Catalan poet and translator

Montserrat Abelló i Soler (1 February 1918 – 9 September 2014) was a Catalan poet and translator. During the Spanish Civil War, she lived in exile in France, England and Chile.

==Translations==

===English to Catalan===
A graduate in English philology, Abelló i Soler has produced a number of notable translations into Catalan of English writers and poets including:
- Sylvia Plath
- Dylan Thomas
- E.M. Forster
- Iris Murdoch
- Mohsen Emadi

===Catalan to English===
Abelló i Soler has also produced translations from Catalan to English of writers including:
- Salvador Espriu
- Mercè Rodoreda
- Maria Àngels Anglada
- Maria Mercè Marçal
- Olga Xirinacs Díaz

== Written works==
Abelló i Soler has also written a number of books of poetry:
- Vida diària ("Daily life") (1963)
- Vida diària: Paraules no dites ("Daily Life: Words not said") (1981)
- El blat del temps ("The Wheat of Time") (1986)
- Foc a les mans ("Fire in Hand") (1990)
- L’arrel de l’aigua ("The Root of Water") (1995)
- Son màscares que m’emprovo ("Masks of Sleep that I Try") (1995)
- Dins l’esfera del temps ("In the Sphere of Time") (1998) which won the Gold Critica Serra prize in 1999.
- Asseguda escrivint ("Seated Writing") (2004)
- Memoria de tu i de mi ("Memories of You and Me") (2006)

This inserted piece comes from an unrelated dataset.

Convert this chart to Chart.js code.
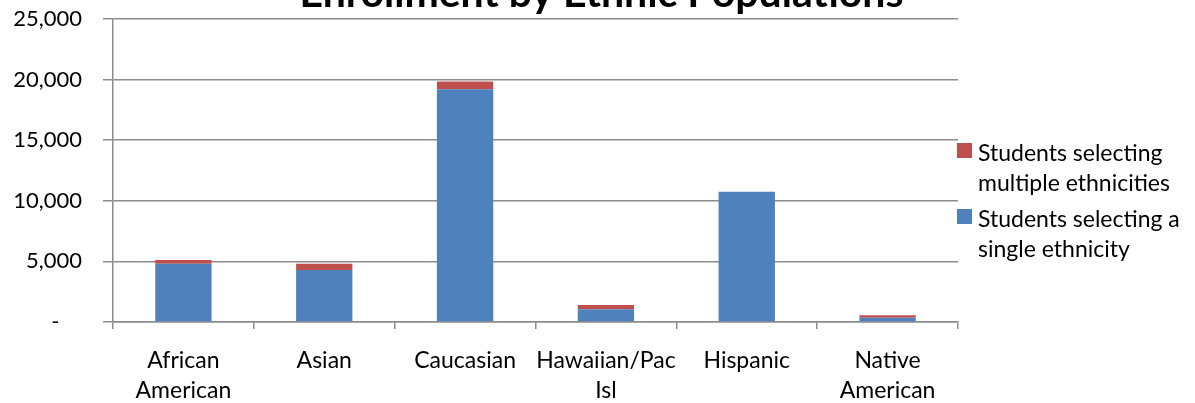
<!DOCTYPE html>
<html>
<head>
<meta charset="utf-8">
<title>Enrollment by Ethnic Populations</title>
<script src="https://cdn.jsdelivr.net/npm/chart.js@4/dist/chart.umd.min.js"></script>
<style>
  html, body { margin: 0; padding: 0; background: #fff; }
  #wrap { position: relative; width: 1195px; height: 403px; }
  #legend { position: absolute; left: 957px; top: 137px; font-family: Lato, sans-serif; font-size: 23px; line-height: 30px; color: #000; }
  .item { position: relative; padding-left: 21px; margin-bottom: 6px; white-space: nowrap; }
  .swatch { position: absolute; left: 0; top: 6px; width: 15px; height: 15px; }
</style>
</head>
<body>
<div id="wrap">
  <canvas id="enrollment" width="1195" height="403"></canvas>
  <div id="legend"></div>
</div>
<script>
const chartTitle = "Enrollment by Ethnic Populations";
const categories = [["African", "American"], "Asian", "Caucasian", ["Hawaiian/Pac", "Isl"], "Hispanic", ["Native", "American"]];
const singleEthnicity = [4800, 4300, 19200, 1050, 10750, 350];
const multipleEthnicities = [320, 500, 650, 350, 0, 200];
const seriesNames = [["Students selecting a", "single ethnicity"], ["Students selecting", "multiple ethnicities"]];
const yTicks = [0, 5000, 10000, 15000, 20000, 25000];

const gridGray = "#8c8c8c";
const font = "Lato, 'DejaVu Sans', sans-serif";

// title sits partly above the canvas edge, like the original image
const titlePlugin = {
  id: "cutTitle",
  afterDraw(chart) {
    const ctx = chart.ctx;
    ctx.save();
    ctx.font = "bold 41px " + font;
    ctx.fillStyle = "#000";
    ctx.textAlign = "center";
    ctx.textBaseline = "alphabetic";
    ctx.fillText(chartTitle, chart.width / 2 + 4, 7);
    ctx.restore();
  }
};

let ctx = document.querySelector("#enrollment").getContext("2d");

let chart = new Chart(ctx, {
  type: "bar",
  data: {
    labels: categories,
    datasets: [
      {
        label: seriesNames[0].join(" "),
        data: singleEthnicity,
        backgroundColor: "#4f81bd",
      },
      {
        label: seriesNames[1].join(" "),
        data: multipleEthnicities,
        backgroundColor: "#c0504d",
      },
    ],
  },
  options: {
    responsive: false,
    animation: false,
    layout: {
      padding: { top: 19, right: 237, left: 0, bottom: 0 },
    },
    datasets: {
      bar: { barPercentage: 0.4, categoryPercentage: 1.0 },
    },
    plugins: {
      legend: { display: false },
      tooltip: { enabled: false },
    },
    scales: {
      x: {
        stacked: true,
        afterFit: (scale) => { scale.height = 81; },
        grid: {
          offset: true,
          drawOnChartArea: false,
          tickLength: 7,
          color: gridGray,
          lineWidth: 1.5,
        },
        border: { color: gridGray, width: 1.5 },
        ticks: {
          color: "#000",
          autoSkip: false,
          maxRotation: 0,
          padding: 17,
          font: { family: font, size: 23, lineHeight: "30px" },
        },
      },
      y: {
        stacked: true,
        min: 0,
        max: 25000,
        afterFit: (scale) => {
          scale.width = 113;
          // tick padding would otherwise push the plot top down
          scale.paddingTop = 0;
          scale.paddingBottom = 0;
        },
        afterBuildTicks: (scale) => {
          scale.ticks = yTicks.map((v) => ({ value: v }));
        },
        grid: {
          tickLength: 10,
          color: gridGray,
          lineWidth: 1.5,
        },
        border: { color: gridGray, width: 1.5 },
        ticks: {
          color: "#000",
          padding: 21,
          font: { family: font, size: 22 },
          callback: (value) => value === 0 ? "-    " : value.toLocaleString("en-US"),
        },
      },
    },
  },
  plugins: [titlePlugin],
});

// legend: multiple ethnicities listed first, as in the original
let legend = document.querySelector("#legend");
[1, 0].forEach((i) => {
  let item = document.createElement("div");
  item.className = "item";
  let swatch = document.createElement("span");
  swatch.className = "swatch";
  swatch.style.background = chart.data.datasets[i].backgroundColor;
  item.appendChild(swatch);
  seriesNames[i].forEach((line, k) => {
    if (k > 0) item.appendChild(document.createElement("br"));
    item.appendChild(document.createTextNode(line));
  });
  legend.appendChild(item);
});
</script>
</body>
</html>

In 2002, her poetry was compiled in Al cor de les paraules: obra poètica 1963-2002 ("In the Heart of Words: Poetic Works 1963-2002"), which in 2003 won several Catalan literary prizes.

She has also contributed to anthologies of writing and poetry:

- Cares a la finestra: 20 dones poetes de parla anglesa del segle XX ("Faces in the Window: 20 English Women Poets of the 20th century") (1993)
- Cartografies del desig: Quinze escriptores i el seu món ("Cartography of Desire: Fifteen writers and their world") (1998)
- Memoria de l’aigua: Onze escriptores i el seu món ("Memories of Water: Eleven writers and their world") (1999)
- Paisatge emergent ("Emergent Landscape") (1999).

==Awards==
- "Creu de Sant Jordi" (the Cross of Saint George) for her work as a translator (1998).
- "Premi d'Honor de les Lletres Catalanes" (Catalan Letters Lifetime Achievement Award) (2008).